I've got about six unknown snails that came in on some plants that I bought from the LFS. They are not your typical pond snails tho. When I first noticed them, they were about the size of a grain of sand. The largest one is now about the size of a pea, maybe a little smaller. They grow quick too. I just noticed that they are finally starting to get some color on their shells, up until now, they have been completely clear. Their foot looks fairly similar to a Mystery/Apple snail but their shell is completely flat on one side. Looks like someone sliced them with a laser kind of flat! I've been trying to get a picture of them but my phone just can't quite get a good one and I've been too lazy to dig out the Nikon.
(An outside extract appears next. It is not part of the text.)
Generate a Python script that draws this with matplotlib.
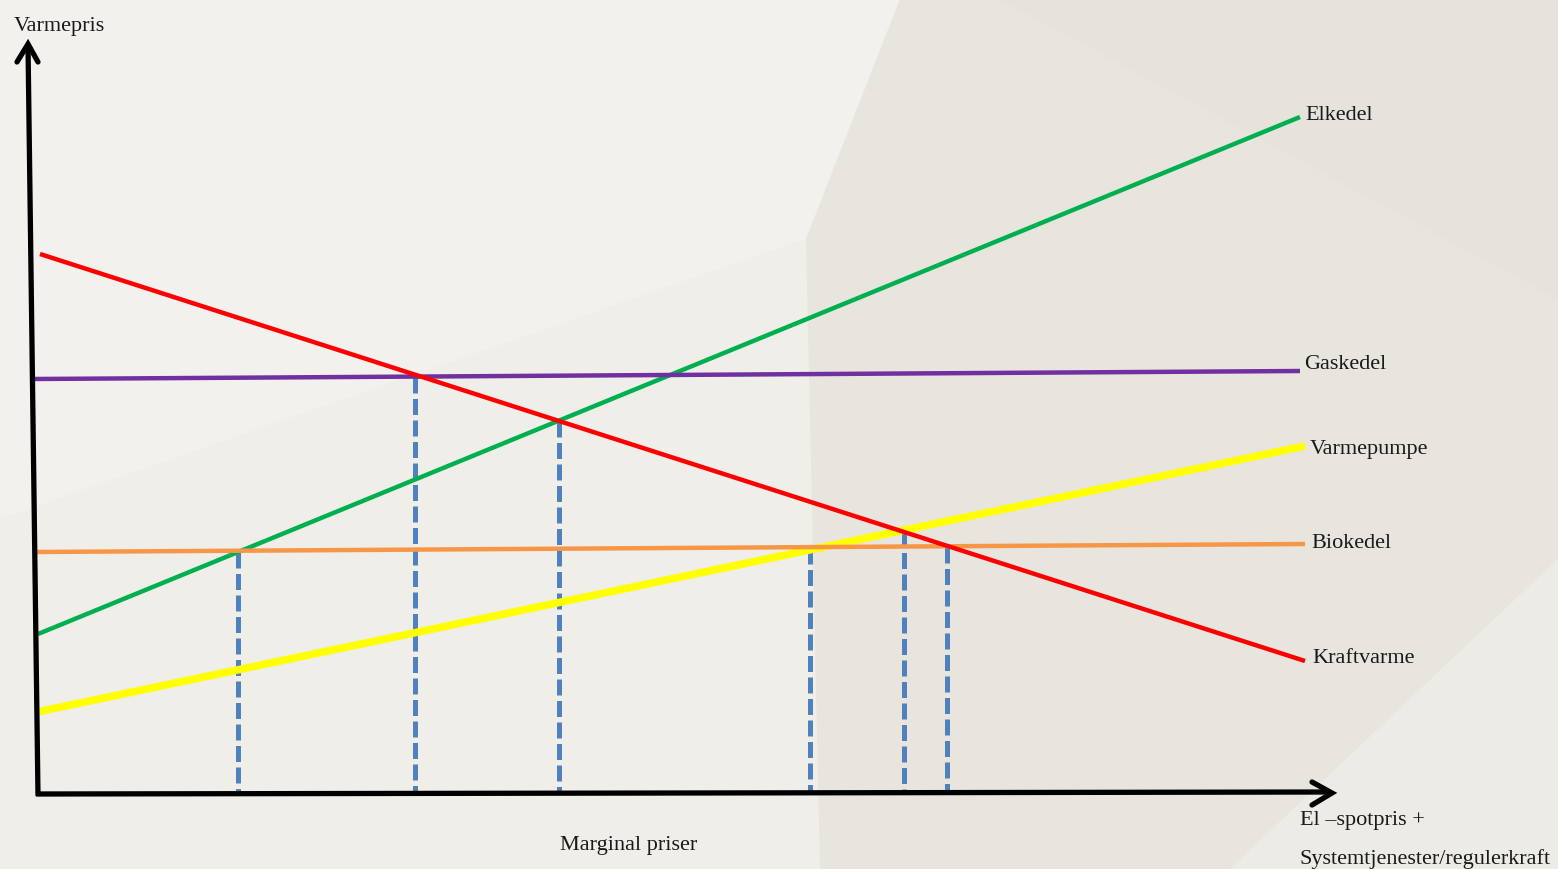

Anyone have any guesses? I'm kinda attached to these little guys now as they haven't cause any noticeable damage to the plants so far so they are still on the good list! LOL I'll dig out the good camera tonight and try to catch one when it's out in the open. If it helps any, I'm pretty sure they came in on the Elodea that I bought. 

Thanks!


Here's a couple of pictures. I'm thinking maybe ramshorns??


----------



## vreugy (May 1, 2013)

Rams horn snails

have a blessed day


----------



## jrman83 (Jul 9, 2010)

There won't be six for long...


----------



## henningc (Apr 17, 2013)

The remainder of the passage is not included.